The total ring of fractions of a reduced Noetherian ring is a direct product of fields

This is question 6.5 in Matsumura's "Commutative ring theory":

How can I prove that the total ring of fractions of a reduced Noetherian ring is a direct product of fields?

• Hint: A Noetherian ring has only finitely many prime ideals belonging to $0$. Jul 14, 2011 at 9:21
• Is the converse true? Nov 6, 2018 at 0:22

Since $$A$$ is a reduced Noetherian ring, the minimal prime ideals $$P_1, \dots, P_n$$ are exactly the primes belonging to $$(0)$$. Pick $$S = A \setminus (P_1 \cup \dots \cup P_n)$$ the multiplicative set of non-zero-divisors of $$A$$.

Observe that the only primes of $$S^{-1}A$$ are $$S^{-1}P_1, \dots, S^{-1}P_n$$, so they are pairwise coprime. By Chinese Remainder Theorem, the product $$f \ \colon \ S^{-1} A \longrightarrow \prod_{i=1}^n S^{-1}A / S^{-1} P_i$$ of the quotient projections $$S^{-1} A \to S^{-1}A / S^{-1} P_i$$ is surjective.
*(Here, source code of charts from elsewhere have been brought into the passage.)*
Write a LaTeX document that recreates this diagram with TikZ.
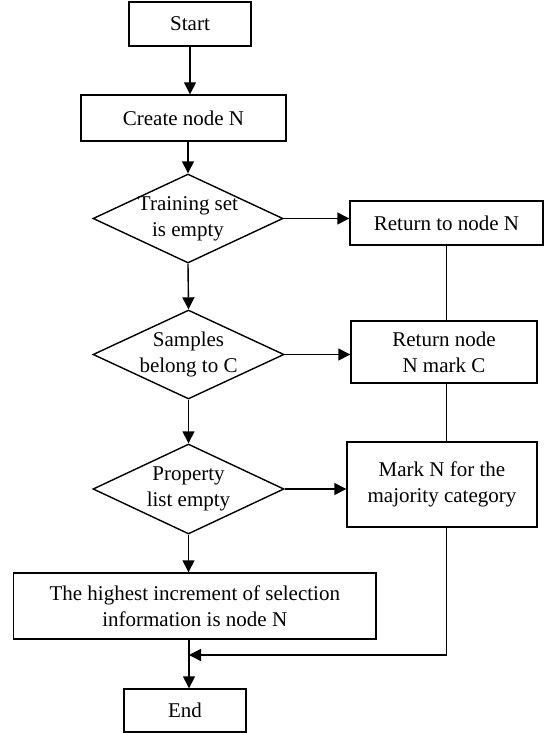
\documentclass[tikz,border=0pt]{standalone}
\usepackage{fontspec}
\setmainfont{Liberation Serif}
\usetikzlibrary{arrows.meta,shapes.geometric}

\tikzset{
  box/.style={draw, line width=1.4pt, rectangle, align=center, inner sep=0pt},
  dia/.style={draw, line width=1.4pt, diamond, inner sep=0pt},
  ttl/.style={align=center, inner sep=0pt},
  link/.style={line width=1.4pt},
  flow/.style={line width=1.4pt, -{Triangle[length=12pt,width=12pt]}}
}

\begin{document}
\begin{tikzpicture}[x=1pt, y=-1pt,
  every node/.append style={font=\fontsize{21pt}{26pt}\selectfont}]
\useasboundingbox (0,0) rectangle (547,733);

% main column
\node[box, minimum width=122pt, minimum height=44pt] (start) at (190,24) {Start};
\node[box, minimum width=205pt, minimum height=46pt] (create) at (183.5,118) {Create node N};

\node[dia, minimum width=190pt, minimum height=89pt] (d1) at (188,218.5) {};
\node[ttl] (d1t) at (d1) {Training set\\is empty};

\node[dia, minimum width=191pt, minimum height=89pt] (d2) at (188.5,354.5) {};
\node[ttl] (d2t) at (d2) {Samples\\belong to C};

\node[dia, minimum width=191pt, minimum height=90pt] (d3) at (188.5,489) {};
\node[ttl] (d3t) at (d3) {Property\\list empty};

\node[box, minimum width=362.5pt, minimum height=66pt] (high) at (194.75,606)
  {The highest increment of selection\\information is node N};
\node[box, minimum width=122pt, minimum height=43pt] (end) at (185,710.5) {End};

% right column
\node[box, minimum width=193pt, minimum height=44pt] (r1) at (446.5,223) {Return to node N};
\node[box, minimum width=186pt, minimum height=62pt] (r2) at (444,352) {Return node\\N mark C};
\node[box, minimum width=190pt, minimum height=85pt] (r3) at (442,484.5) {Mark N for the\\majority category};

\coordinate (join) at (189,655);

% vertical flow
\draw[flow] (start.south -| 190,0) -- (create.north -| 190,0);
\draw[flow] (d1.north |- create.south) -- (d1.north);
\draw[flow] (d1.south) -- (d2.north);
\draw[flow] (d2.south) -- (d3.north);
\draw[flow] (d3.south) -- (d3.south |- high.north);
\draw[flow] (join |- high.south) -- (join |- end.north);

% branches to the right
\draw[flow] (d1.east) -- (d1.east -| r1.west);
\draw[flow] (d2.east) -- (d2.east -| r2.west);
\draw[flow] (d3.east) -- (d3.east -| r3.west);

% return line
\draw[link] (r1.south) -- (r1.south |- r2.north);
\draw[link] (r1.south |- r2.south) -- (r1.south |- r3.north);
\draw[flow] (r1.south |- r3.south) |- (join);
\end{tikzpicture}
\end{document}
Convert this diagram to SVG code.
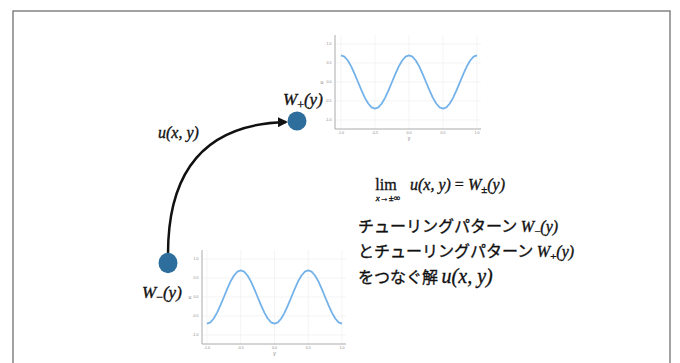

On the other hand, $$f$$ is injective because $$S^{-1} P_1 \cap \dots \cap S^{-1} P_n = 0$$. It is clear that $$S^{-1} A / S^{-1}P_i$$ is the residue field $$k(P_i)$$ of $$P_i$$.

The total ring of fraction $$Q(A)$$ is artinian (its non invertible elements are zero divisors so that all its minimal primes are maximal): it is the product $$A=\prod_i A/\mathfrak{m}_i^{k_i}$$ with $$\mathfrak{m}_i$$ its minimal/maximal prime ideals (see for example Atiyah MacDonald 8.7)

The total ring of fraction $$Q(A)$$ is still reduced (commutation of $$S^{-1}$$ and nilradical - Atiyah MacDonald 3.11 - or by hand $$(a/s)^k=0\implies ta^k=0\implies (ta)^k=0\implies A/s=0$$): all the factor $$A/\mathfrak{m}_i^{k_i}$$ must be with $$k_i=1$$.